Proskauer: Funds should prepare for worst-case Brexit scenario

The law firm advises funds to act now to put contingency plans in place for a no-deal split between the UK and EU.

Funds should be acting now and making contingency plans to cover all potential Brexit outcomes, including a worst-case no-deal Brexit scenario, says law firm Proskauer Rose.

In a note, the firm said that the proposed transitional arrangement between the EU and UK, which would see EU laws – including the Alternative Investment Fund Managers Directive regime – stay in place until the end of 2020 cannot be relied upon: “There is no certainty at this time that the transitional arrangement will come into effect.”

As a result, Proskauer says fund managers utilizing the cross-border passport should put contingency plans in place now and should also consider their longer-term plans “on the basis that the passport would not be available after 2020.”

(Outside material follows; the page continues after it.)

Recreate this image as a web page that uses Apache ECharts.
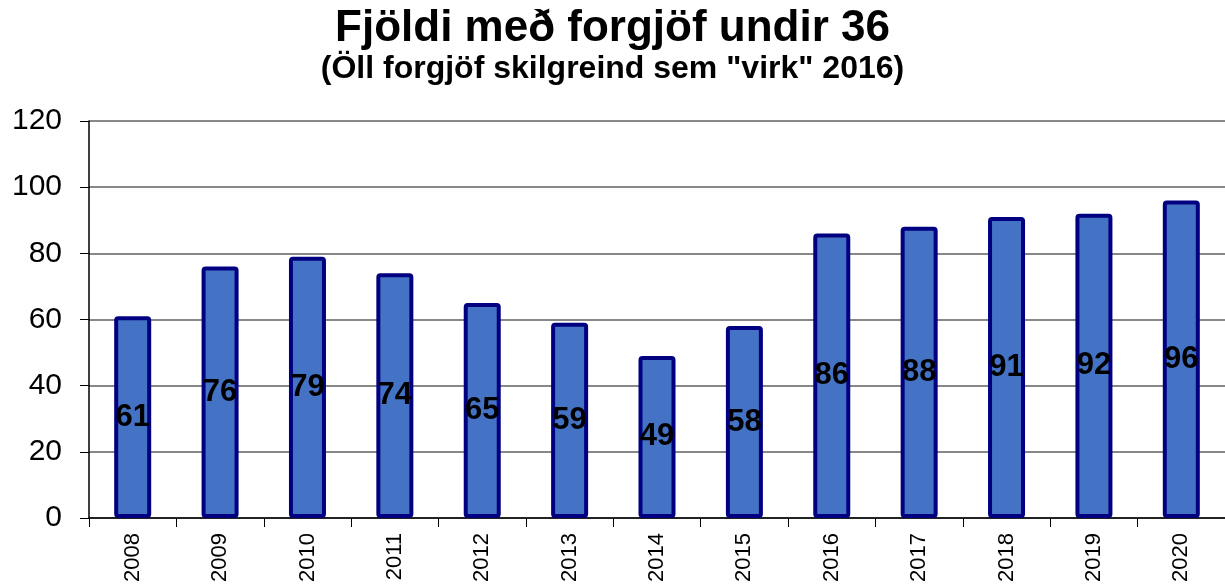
<!DOCTYPE html>
<html>
<head>
<meta charset="utf-8">
<script src="https://cdn.jsdelivr.net/npm/echarts@6/dist/echarts.min.js"></script>
<style>
  html, body { margin: 0; padding: 0; background: #fff; }
  #chart { width: 1225px; height: 587px; }
</style>
</head>
<body>
<div id="chart"></div>
<script>
// ár og fjöldi
const years = ['2008', '2009', '2010', '2011', '2012', '2013', '2014', '2015', '2016', '2017', '2018', '2019', '2020'];
const counts = [61, 76, 79, 74, 65, 59, 49, 58, 86, 88, 91, 92, 96];
const yTicks = { min: 0, max: 120, step: 20 };

const chart = echarts.init(document.getElementById('chart'));
const option = {
  animation: false,
  title: {
    text: 'Fjöldi með forgjöf undir 36',
    subtext: '(Öll forgjöf skilgreind sem "virk" 2016)',
    left: 'center',
    top: 2,
    itemGap: 2,
    textStyle: { fontFamily: 'Liberation Sans', fontWeight: 'bold', fontSize: 44, color: '#000' },
    subtextStyle: { fontFamily: 'Liberation Sans', fontWeight: 'bold', fontSize: 32, color: '#000' }
  },
  grid: { left: 89, right: -8, top: 121, bottom: 69 },
  xAxis: {
    type: 'category',
    data: years,
    axisLine: { lineStyle: { color: '#000', width: 1.5 } },
    axisTick: { show: true, length: 9, lineStyle: { color: '#000' } },
    axisLabel: { rotate: 90, fontFamily: 'Liberation Sans', fontSize: 22, color: '#000', margin: 15 }
  },
  yAxis: {
    type: 'value',
    min: yTicks.min,
    max: yTicks.max,
    interval: yTicks.step,
    axisLine: { show: true, lineStyle: { color: '#000', width: 1.5 } },
    axisTick: { show: true, length: 9, lineStyle: { color: '#000' } },
    axisLabel: { fontFamily: 'Liberation Sans', fontSize: 30, color: '#000', margin: 27 },
    splitLine: { lineStyle: { color: '#606060', width: 1.5 } }
  },
  series: [{
    type: 'bar',
    data: counts,
    barWidth: 37,
    itemStyle: { color: '#4472C4', borderColor: '#000080', borderWidth: 4, borderRadius: 2 },
    label: {
      show: true,
      position: 'inside',
      fontFamily: 'Liberation Sans',
      fontWeight: 'bold',
      fontSize: 31,
      color: '#000'
    }
  }]
};
chart.setOption(option);
</script>
</body>
</html>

With the UK expected to become a third-country (a non-European Economic Area country), the firm says that alternative fund managers would not have access to the various passport regimes for private funds and could only market their funds in the EU under national private placement regimes (NPPR).

However, Proskauer warned that it is “not always feasible to obtain NPPR approval for marketing in certain member states” and cited Italy, where domestic law does not allow for the making of NPPR notifications. The only way of marketing in this jurisdiction would be via the AIFMD marketing passport, which won’t be available.

In tandem with the implications for UK funds, alternatives managers in the EU would not be permitted to market in the UK or manage alternatives funds there under the passport because the UK would be a third country. Such firms, Proskauer said, “would need to wait to see what regime the UK government would put in place for EU firms.”

The law firm set out a number of possible contingency plans depending on the scope of the manager. Full-scope alternatives managers could rely on the NPPR regime, and this should allow the fund “to market into some EU member states,” but it warned that the fund would “essentially be shut out” from certain countries, such as Italy.

Alternatively, a manager could establish an AIFM in an EU member state like Luxembourg and delegate portfolio management back to the UK, with the authorization process taking approximately six to nine months.

A UK manager could also choose to establish a fund in a member state and provide investment advice to this EU manager. At the same time, the EU fund manager would maintain responsibility for both risk and portfolio management and the UK fund would provide investment advice only.

Proskauer said that a UK manager could also appoint a third-party alternative manager in an EU country to manage its EU funds, which would allow for access to the marketing passport. The firm said a “key disadvantage” to this option is that the overall management and oversight would be carried out by the third party and there would be extra costs, including the third-party manager’s fees and other tax and VAT-related issues.